2.1. Archaeology (from an anthropology definition) is the use of obtaining knowledge from artifacts -- the approach in which knowledge is obtained was historically ethnocentric and therefore must be proceeded from an appropriate social and cultural perspective

2.2. Archaeology can be used to determine the cultural background of a society -- constant/reoccurring imagery and iconography, as well as changes in these properties, can signify a cultural understanding of a society at a given point in time

2.3. "Artefact traditions that have no one to explain them, even through documentary sources, can only be understood by analogy with others that do. On the basis that all human cultures have certain common characteristics, we can assume, for instance, that motifs and designs will allude to objects from the world of sensory experience which we can recognize in the environment, in humanity, and in artefacts, including objects of the imagination that reinterpret sensory experience. If such images occur repeatedly within consistent contexts, we can assume that they are the product of a shared culture. We can further assume that the objects are represented because they have symbolic connotations, if only at the level of aesthetic value but probably much more" (Burt, 127-128).

3. Form

3.1. Form encompasses the identification and analysis of certain art form properties that work to create universal truths amongst all forms of art -- examples of properties relevant to form include unity, balanced symmetry, and reoccurring shapes

3.1.1. "Boas treated art as the introduction of aesthetic values; that is, the creation of formal qualities with sensuous appeal, into all kinds of human activity, including music, poetry, and dance as well as visual arts. The measure of aesthetic value was a certain level of technical excellence, judged against certain accepted formal standards of beauty. Artists strove for ideal forms created by technical processes, which produced styles—that is, stability of form dependent on high technique—which would be attempted by artists with varying success" (Burt, 87).

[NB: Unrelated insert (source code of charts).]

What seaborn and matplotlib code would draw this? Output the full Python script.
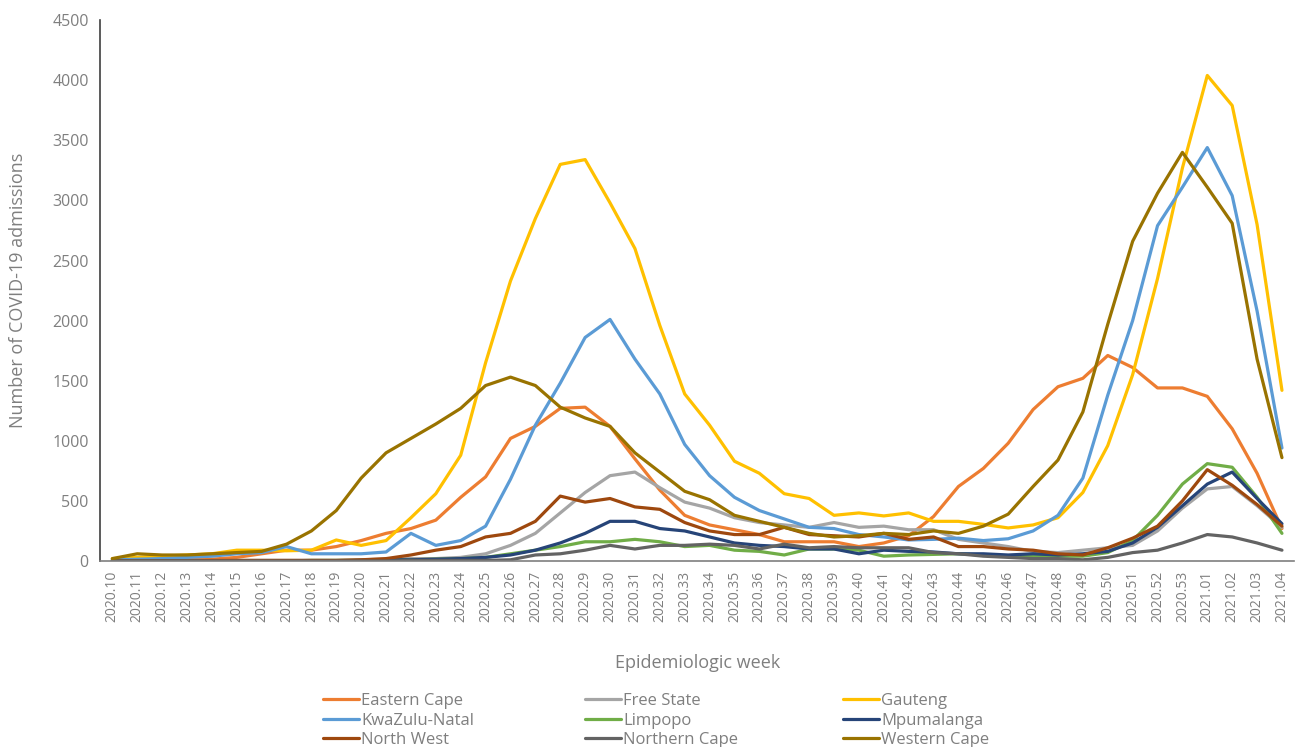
import matplotlib
matplotlib.use("Agg")
import matplotlib.pyplot as plt
import numpy as np
import pandas as pd
import seaborn as sns

# epidemiologic weeks
weeks = ["2020.%02d" % w for w in range(10, 54)] + ["2021.01", "2021.02", "2021.03", "2021.04"]

provinces = ["Eastern Cape", "Free State", "Gauteng", "KwaZulu-Natal", "Limpopo",
             "Mpumalanga", "North West", "Northern Cape", "Western Cape"]

colours = ["#ED7D31", "#A5A5A5", "#FFC000", "#5B9BD5", "#70AD47",
           "#264478", "#9E480E", "#636363", "#997300"]

eastern_cape = [5, 5, 10, 15, 15, 30, 60, 90, 90, 120, 170, 230, 270, 340, 530, 700,
                1020, 1120, 1270, 1280, 1120, 850, 590, 380, 300, 260, 220, 160, 160, 160,
                120, 150, 210, 370, 620, 770, 980, 1260, 1450, 1520, 1710, 1610, 1440, 1440,
                1370, 1100, 730, 270]
free_state = [0, 0, 0, 0, 0, 5, 5, 5, 5, 5, 10, 15, 20, 20, 30, 60,
              130, 230, 400, 570, 710, 740, 610, 490, 440, 360, 320, 300, 280, 320,
              280, 290, 260, 260, 180, 150, 120, 80, 70, 90, 110, 130, 250, 440,
              600, 620, 460, 280]
gauteng = [20, 30, 40, 50, 60, 90, 90, 85, 90, 175, 130, 170, 360, 560, 880, 1650,
           2330, 2850, 3300, 3340, 2980, 2600, 1960, 1390, 1130, 830, 730, 560, 520, 380,
           400, 375, 400, 330, 330, 305, 275, 300, 360, 570, 960, 1550, 2350, 3270,
           4040, 3790, 2800, 1420]
kwazulu_natal = [10, 15, 20, 30, 40, 60, 70, 120, 60, 60, 60, 75, 230, 130, 170, 290,
                 680, 1130, 1480, 1860, 2010, 1680, 1390, 970, 710, 530, 420, 350, 280, 270,
                 220, 200, 175, 180, 190, 170, 185, 250, 380, 690, 1380, 2000, 2790, 3110,
                 3440, 3040, 2080, 940]
limpopo = [0, 0, 0, 0, 0, 0, 0, 0, 5, 5, 5, 10, 10, 15, 20, 30,
           60, 90, 120, 160, 160, 180, 160, 120, 130, 90, 80, 50, 100, 100,
           90, 40, 50, 55, 60, 50, 40, 40, 40, 40, 70, 170, 380, 640,
           810, 780, 530, 230]
mpumalanga = [0, 0, 0, 0, 0, 0, 0, 0, 0, 0, 5, 10, 10, 15, 20, 30,
              50, 90, 150, 230, 330, 330, 270, 250, 200, 150, 130, 120, 100, 100,
              60, 90, 80, 75, 60, 60, 50, 60, 50, 60, 80, 150, 280, 460,
              640, 740, 520, 310]
north_west = [0, 0, 0, 0, 5, 5, 5, 5, 5, 5, 10, 20, 50, 90, 120, 200,
              230, 330, 540, 490, 520, 450, 430, 320, 250, 220, 220, 280, 220, 210,
              200, 230, 180, 200, 120, 120, 100, 90, 60, 50, 110, 190, 290, 500,
              760, 630, 470, 290]
northern_cape = [0, 0, 0, 0, 0, 0, 0, 0, 0, 0, 0, 0, 5, 5, 5, 5,
                 10, 50, 60, 90, 130, 100, 130, 130, 140, 130, 100, 140, 110, 120,
                 110, 110, 110, 70, 60, 40, 30, 20, 20, 10, 30, 70, 90, 150,
                 220, 200, 150, 90]
western_cape = [20, 60, 50, 50, 60, 70, 80, 140, 250, 420, 690, 900, 1020, 1140, 1270, 1460,
                1530, 1460, 1280, 1190, 1120, 900, 740, 580, 510, 380, 330, 280, 230, 200,
                210, 230, 220, 250, 230, 290, 390, 620, 840, 1240, 1970, 2660, 3060, 3400,
                3110, 2810, 1680, 860]

series = [eastern_cape, free_state, gauteng, kwazulu_natal, limpopo,
          mpumalanga, north_west, northern_cape, western_cape]

# long format for seaborn
frames = []
for name, values in zip(provinces, series):
    frames.append(pd.DataFrame({"week": np.arange(len(weeks)), "admissions": values, "province": name}))
df = pd.concat(frames, ignore_index=True)

sns.set_style("white")
plt.rcParams['font.family'] = ['Open Sans', 'DejaVu Sans']

fig = plt.figure(figsize=(12.97, 7.47), dpi=100)
ax = fig.add_axes([0.077, 0.249, 0.921, 0.724])

sns.lineplot(data=df, x="week", y="admissions", hue="province", hue_order=provinces,
             palette=colours, linewidth=2.3, ax=ax, legend=True)

text_grey = "#7F7F7F"
ax.set_xlim(-0.5, len(weeks) - 0.5)
ax.set_ylim(0, 4500)
ax.set_yticks(range(0, 4501, 500))
ax.set_xticks(range(len(weeks)))
ax.set_xticklabels(weeks, rotation=90, fontsize=10, color=text_grey)
ax.tick_params(axis="y", labelsize=11.5, colors=text_grey, length=0, pad=8)
ax.tick_params(axis="x", length=0, pad=7)
ax.set_xlabel("Epidemiologic week", fontsize=13, color=text_grey, labelpad=23)
ax.set_ylabel("Number of COVID-19 admissions", fontsize=13, color=text_grey, labelpad=18)

for side in ["top", "right"]:
    ax.spines[side].set_visible(False)
ax.spines["left"].set_color("#404040")
ax.spines["bottom"].set_color("#7F7F7F")
ax.spines["left"].set_linewidth(1.2)
ax.spines["bottom"].set_linewidth(1.2)

# legend: three columns placed like the original (row by row)
handles, labels = ax.get_legend_handles_labels()
ax.get_legend().remove()
column_x = [323 / 1297, 585 / 1297, 843 / 1297]
for col, x0 in enumerate(column_x):
    idx = [col, col + 3, col + 6]
    leg = fig.legend([handles[i] for i in idx], [labels[i] for i in idx],
                     loc="upper left", bbox_to_anchor=(x0, 0.072), ncol=1, frameon=False,
                     fontsize=12, handlelength=2.15, handletextpad=0.15,
                     labelspacing=0.2, borderpad=0, borderaxespad=0)
    for t in leg.get_texts():
        t.set_color(text_grey)

fig.savefig("out.png", dpi=100)
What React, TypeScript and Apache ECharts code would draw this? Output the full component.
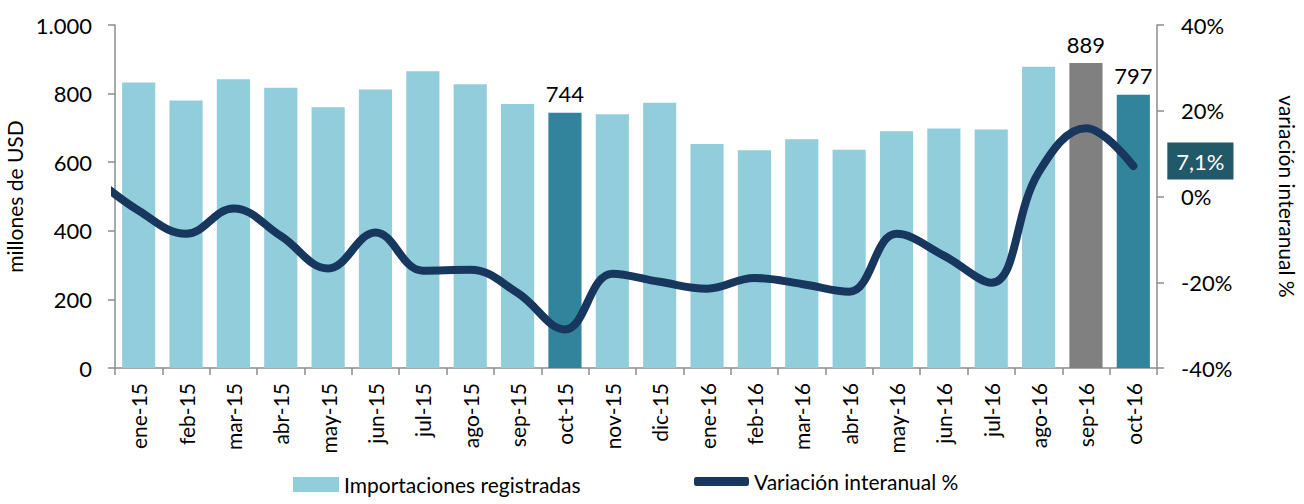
import React, { useEffect, useRef } from "react";
import * as echarts from "echarts";

const categories = ["ene-15","feb-15","mar-15","abr-15","may-15","jun-15","jul-15","ago-15","sep-15","oct-15","nov-15","dic-15","ene-16","feb-16","mar-16","abr-16","may-16","jun-16","jul-16","ago-16","sep-16","oct-16"];
const imports = [832,780,842,817,760,812,865,827,770,744,740,773,653,635,667,636,690,698,695,878,889,797];
// leading value for dic-14 (only partly visible at the left edge)
const variationPrev = 5;
const variation = [-3.3,-8.7,-2.8,-9.2,-16.8,-8.4,-17.3,-17.1,-22.5,-31,-18,-19.9,-21.5,-19,-20.4,-22.2,-8.7,-13.8,-20.1,5.6,15.9,7.1];
const labeledBars = [9, 20, 21];
const barColors: Record<number, string> = { 9: "#31849B", 20: "#808080", 21: "#31849B" };

const FONT = "Lato";
const AXIS_COLOR = "#8c8c8c";

export default function App() {
  const ref = useRef<HTMLDivElement>(null);
  useEffect(() => {
    if (!ref.current) return;
    const chart = echarts.init(ref.current, null, { renderer: "svg" });
    const lineData: [number, number][] = [[-1, variationPrev]];
    variation.forEach((v, i) => lineData.push([i, v]));
    const lastLabel = variation[variation.length - 1].toFixed(1).replace(".", ",") + "%";
    chart.setOption({
      animation: false,
      textStyle: { fontFamily: FONT, color: "#000" },
      grid: { left: 115, right: 147, top: 25, bottom: 136, containLabel: false, outerBoundsMode: "none" },
      legend: [
        {
          left: 288, bottom: 4, itemWidth: 46, itemHeight: 15, itemGap: 10,
          textStyle: { fontSize: 21, color: "#000", fontFamily: FONT },
          data: [{ name: "Importaciones registradas", icon: "rect" }],
        },
        {
          left: 689, bottom: 7, itemWidth: 55, itemHeight: 9,
          textStyle: { fontSize: 21, color: "#000", fontFamily: FONT },
          data: [{ name: "Variación interanual %", icon: "roundRect" }],
        },
      ],
      xAxis: [
        {
          type: "category", data: categories, boundaryGap: true,
          axisLine: { onZero: false, lineStyle: { color: AXIS_COLOR, width: 1.5 } },
          axisTick: { show: true, alignWithLabel: false, length: 7, lineStyle: { color: AXIS_COLOR, width: 1.5 } },
          axisLabel: { rotate: 90, fontSize: 21, color: "#000", margin: 15, fontFamily: FONT },
        },
        { type: "value", min: -0.5, max: 21.5, show: false, axisLine: { onZero: false } },
      ],
      yAxis: [
        {
          type: "value", min: 0, max: 1000, interval: 200,
          name: "millones de USD", nameLocation: "middle", nameGap: 80, nameRotate: 90,
          nameTextStyle: { fontSize: 21, color: "#000", fontFamily: FONT },
          axisLine: { show: true, onZero: false, lineStyle: { color: AXIS_COLOR, width: 1.5 } },
          axisTick: { show: true, length: 7, lineStyle: { color: AXIS_COLOR, width: 1.5 } },
          splitLine: { show: false },
          axisLabel: {
            fontSize: 22, color: "#000", margin: 23, fontFamily: FONT,
            formatter: (v: number) => v.toLocaleString("de-DE"),
          },
        },
        {
          type: "value", min: -40, max: 40, interval: 20, position: "right",
          name: "variación interanual %", nameLocation: "middle", nameGap: 120, nameRotate: -90,
          nameTextStyle: { fontSize: 21, color: "#000", fontFamily: FONT },
          axisLine: { show: true, onZero: false, lineStyle: { color: AXIS_COLOR, width: 1.5 } },
          axisTick: { show: true, length: 7, lineStyle: { color: AXIS_COLOR, width: 1.5 } },
          splitLine: { show: false },
          axisLabel: { fontSize: 22, color: "#000", margin: 24, fontFamily: FONT, formatter: "{value}%" },
        },
      ],
      series: [
        {
          name: "Importaciones registradas", type: "bar", xAxisIndex: 0, yAxisIndex: 0,
          barCategoryGap: "30%",
          itemStyle: { color: "#92CDDC" },
          data: imports.map((v, i) => ({
            value: v,
            itemStyle: barColors[i] ? { color: barColors[i] } : undefined,
            label: labeledBars.includes(i)
              ? { show: true, position: "top", distance: 8, fontSize: 22, color: "#000", fontFamily: FONT }
              : undefined,
          })),
        },
        {
          name: "Variación interanual %", type: "line", xAxisIndex: 1, yAxisIndex: 1,
          smooth: 0.4, clip: true, showSymbol: false, symbol: "circle", symbolSize: 0,
          lineStyle: { color: "#17375E", width: 8, cap: "round" },
          itemStyle: { color: "#17375E" },
          endLabel: {
            show: true, distance: 34, offset: [0, -5],
            formatter: () => lastLabel,
            backgroundColor: "#215968", color: "#fff", fontSize: 22, fontFamily: FONT,
            padding: [8, 9, 7, 9],
          },
          data: lineData,
        },
      ],
    });
    return () => chart.dispose();
  }, []);
  return <div ref={ref} style={{ position: "absolute", left: 0, top: 0, width: 1304, height: 504 }} />;
}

3.2. Western connoisseurs and anthropologists approached form in different ways -- western connoisseurs wanted to elevate the mind while anthropologists were interesting in discovering more about universal human thought

4. Meaning

4.1. "The things we experience are held in the mind as concepts, but to make sense of them and share them by communication with others, they have to be distinguished from each other, put in order and represented through an equivalent system of sound and sight as signs" (Burt, 97).

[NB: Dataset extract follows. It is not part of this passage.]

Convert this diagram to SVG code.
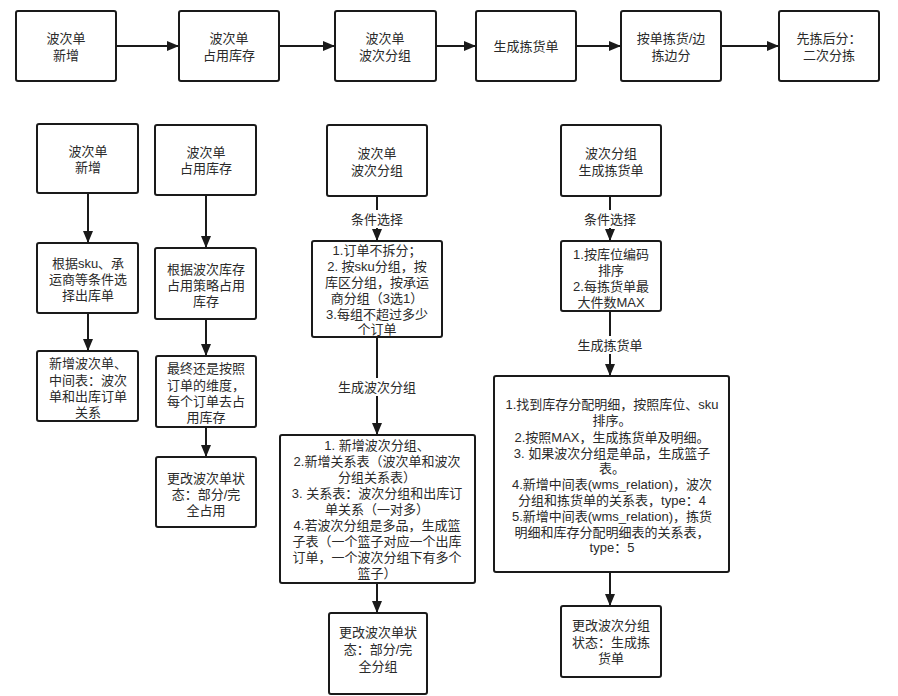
<svg xmlns="http://www.w3.org/2000/svg" width="898" height="696" viewBox="0 0 898 696">
<style>
.box{fill:#fff;stroke:#1a1a1a;stroke-width:2}
.ln{stroke:#1a1a1a;stroke-width:2;fill:none}
text{font-family:"Liberation Sans","Noto Sans CJK SC",sans-serif;font-size:13px;fill:#2a2a2a;text-anchor:middle;dominant-baseline:central}
.lb{fill:#fff;stroke:none}
</style>
<defs>
<marker id="ah" viewBox="0 0 12 10" refX="12" refY="5" markerWidth="12" markerHeight="10" markerUnits="userSpaceOnUse" orient="auto">
<path d="M0,0 L12,5 L0,10 z" fill="#1a1a1a"/>
</marker>
</defs>
<rect width="898" height="696" fill="#fff"/>
<g id="connectors">
<line class="ln" x1="116" y1="46" x2="179" y2="46" marker-end="url(#ah)"/>
<line class="ln" x1="279" y1="46" x2="335" y2="46" marker-end="url(#ah)"/>
<line class="ln" x1="436" y1="46" x2="476" y2="46" marker-end="url(#ah)"/>
<line class="ln" x1="576" y1="46" x2="621" y2="46" marker-end="url(#ah)"/>
<line class="ln" x1="721" y1="46" x2="779" y2="46" marker-end="url(#ah)"/>
<line class="ln" x1="88" y1="193" x2="88" y2="243" marker-end="url(#ah)"/>
<line class="ln" x1="88" y1="313" x2="88" y2="351" marker-end="url(#ah)"/>
<line class="ln" x1="206" y1="195" x2="206" y2="248" marker-end="url(#ah)"/>
<line class="ln" x1="206" y1="319" x2="206" y2="356" marker-end="url(#ah)"/>
<line class="ln" x1="206" y1="427" x2="206" y2="457" marker-end="url(#ah)"/>
<line class="ln" x1="377" y1="196" x2="377" y2="241" marker-end="url(#ah)"/>
<line class="ln" x1="377" y1="337" x2="377" y2="435" marker-end="url(#ah)"/>
<line class="ln" x1="377" y1="583" x2="377" y2="613" marker-end="url(#ah)"/>
<line class="ln" x1="610" y1="196" x2="610" y2="241" marker-end="url(#ah)"/>
<line class="ln" x1="610" y1="311" x2="610" y2="376" marker-end="url(#ah)"/>
<line class="ln" x1="610" y1="572" x2="610" y2="606" marker-end="url(#ah)"/>
<rect class="lb" x="347" y="210" width="60" height="18"/>
<text x="377" y="219">条件选择</text>
<rect class="lb" x="336" y="378" width="82" height="18"/>
<text x="377" y="387">生成波次分组</text>
<rect class="lb" x="580" y="210" width="60" height="18"/>
<text x="610" y="219">条件选择</text>
<rect class="lb" x="575" y="336" width="70" height="18"/>
<text x="610" y="345">生成拣货单</text>
</g>
<g id="top1"><rect class="box" x="16" y="11" width="100" height="70" rx="2"/><text x="66" y="38">波次单</text><text x="66" y="55">新增</text></g>
<g id="top2"><rect class="box" x="179" y="11" width="100" height="70" rx="2"/><text x="229" y="38">波次单</text><text x="229" y="55">占用库存</text></g>
<g id="top3"><rect class="box" x="335" y="11" width="101" height="70" rx="2"/><text x="385" y="38">波次单</text><text x="385" y="55">波次分组</text></g>
<g id="top4"><rect class="box" x="476" y="11" width="100" height="70" rx="2"/><text x="526" y="46">生成拣货单</text></g>
<g id="top5"><rect class="box" x="621" y="11" width="100" height="70" rx="2"/><text x="671" y="38">按单拣货/边</text><text x="671" y="55">拣边分</text></g>
<g id="top6"><rect class="box" x="779" y="11" width="100" height="70" rx="2"/><text x="829" y="38">先拣后分：</text><text x="829" y="55">二次分拣</text></g>

<g id="a1"><rect class="box" x="37" y="124" width="101" height="69" rx="2"/><text x="88" y="151">波次单</text><text x="88" y="167">新增</text></g>
<g id="a2"><rect class="box" x="37" y="243" width="101" height="70" rx="2"/><text x="88" y="263">根据sku、承</text><text x="88" y="279">运商等条件选</text><text x="88" y="295">择出库单</text></g>
<g id="a3"><rect class="box" x="37" y="351" width="101" height="70" rx="2"/><text x="88" y="363">新增波次单、</text><text x="88" y="380">中间表：波次</text><text x="88" y="396">单和出库订单</text><text x="88" y="412">关系</text></g>

<g id="b1"><rect class="box" x="155" y="125" width="101" height="70" rx="2"/><text x="206" y="152">波次单</text><text x="206" y="168">占用库存</text></g>
<g id="b2"><rect class="box" x="155" y="248" width="101" height="71" rx="2"/><text x="206" y="269">根据波次库存</text><text x="206" y="285">占用策略占用</text><text x="206" y="301">库存</text></g>
<g id="b3"><rect class="box" x="156" y="356" width="100" height="71" rx="2"/><text x="206" y="368">最终还是按照</text><text x="206" y="385">订单的维度，</text><text x="206" y="401">每个订单去占</text><text x="206" y="417">用库存</text></g>
<g id="b4"><rect class="box" x="156" y="457" width="100" height="70" rx="2"/><text x="206" y="478">更改波次单状</text><text x="206" y="494">态：部分/完</text><text x="206" y="510">全占用</text></g>

<g id="c1"><rect class="box" x="327" y="125" width="100" height="71" rx="2"/><text x="377" y="153">波次单</text><text x="377" y="170">波次分组</text></g>
<g id="c2"><rect class="box" x="312" y="241" width="130" height="96" rx="2"/>
<text x="377" y="250">1.订单不拆分；</text><text x="377" y="266">2. 按sku分组，按</text><text x="377" y="282">库区分组，按承运</text><text x="377" y="298">商分组（3选1）</text><text x="377" y="314">3.每组不超过多少</text><text x="377" y="329">个订单</text></g>
<g id="c3"><rect class="box" x="280" y="435" width="195" height="148" rx="2"/>
<text x="377" y="445">1. 新增波次分组、</text><text x="377" y="461">2.新增关系表（波次单和波次</text><text x="377" y="477">分组关系表）</text><text x="377" y="493">3. 关系表：波次分组和出库订</text><text x="377" y="509">单关系（一对多）</text><text x="377" y="525">4.若波次分组是多品，生成篮</text><text x="377" y="541">子表（一个篮子对应一个出库</text><text x="377" y="557">订单，一个波次分组下有多个</text><text x="377" y="573">篮子）</text></g>
<g id="c4"><rect class="box" x="329" y="613" width="98" height="81" rx="2"/><text x="378" y="632">更改波次单状</text><text x="378" y="649">态：部分/完</text><text x="378" y="666">全分组</text></g>

<g id="d1"><rect class="box" x="561" y="125" width="100" height="71" rx="2"/><text x="611" y="153">波次分组</text><text x="611" y="170">生成拣货单</text></g>
<g id="d2"><rect class="box" x="561" y="241" width="100" height="70" rx="2"/><text x="611" y="254">1.按库位编码</text><text x="611" y="270">排序</text><text x="611" y="286">2.每拣货单最</text><text x="611" y="302">大件数MAX</text></g>
<g id="d3"><rect class="box" x="494" y="376" width="235" height="196" rx="2"/>
<text x="612" y="404">1.找到库存分配明细，按照库位、sku</text><text x="612" y="420">排序。</text><text x="612" y="437">2.按照MAX，生成拣货单及明细。</text><text x="612" y="453">3. 如果波次分组是单品，生成篮子</text><text x="612" y="468">表。</text><text x="612" y="484">4.新增中间表(wms_relation)，波次</text><text x="612" y="500">分组和拣货单的关系表，type：4</text><text x="612" y="516">5.新增中间表(wms_relation)，拣货</text><text x="612" y="532">明细和库存分配明细表的关系表，</text><text x="612" y="547">type：5</text></g>
<g id="d4"><rect class="box" x="561" y="606" width="100" height="71" rx="2"/><text x="611" y="625">更改波次分组</text><text x="611" y="642">状态：生成拣</text><text x="611" y="658">货单</text></g>
</svg>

4.2. "As human creations, cultures and the signs they employ vary over time and space, and individual minds vary with personal histories, so communication is always inexact and subject to interpretation" (Burt, 98).

4.3. Meaning refers to the identification and analysis of the connotative meaning of art and how it is culturally significant

5. The Work of Art

5.1. "It has taken Western concepts such as religion and economics and redefined them in terms that go beyond Christianity and capitalism, or even gods and markets, in order to gain insights not only into exotic societies but also, by comparison, into the Western tradition. As a result, it has become a truism in anthropology that such categories of human activity intersect each other in society: there is economics in politics and religion in both, once we know how to look for it. Maybe art is in there too, if we choose to approach it in this way" (Burt, 141).

5.1.1. The purpose of art (from an anthropologist perspective) is to establish universal truths across all cultural and social perspectives and to facilitate healthy and growing relationships amongst a vast diverse group of people

5.1.1.1. "In dealing with what they call art, anthropologists have usually focused on particular issues of formal development and structure, symbolism and communication, and so on, without proposing universal theories of art in society"(Burt, 141).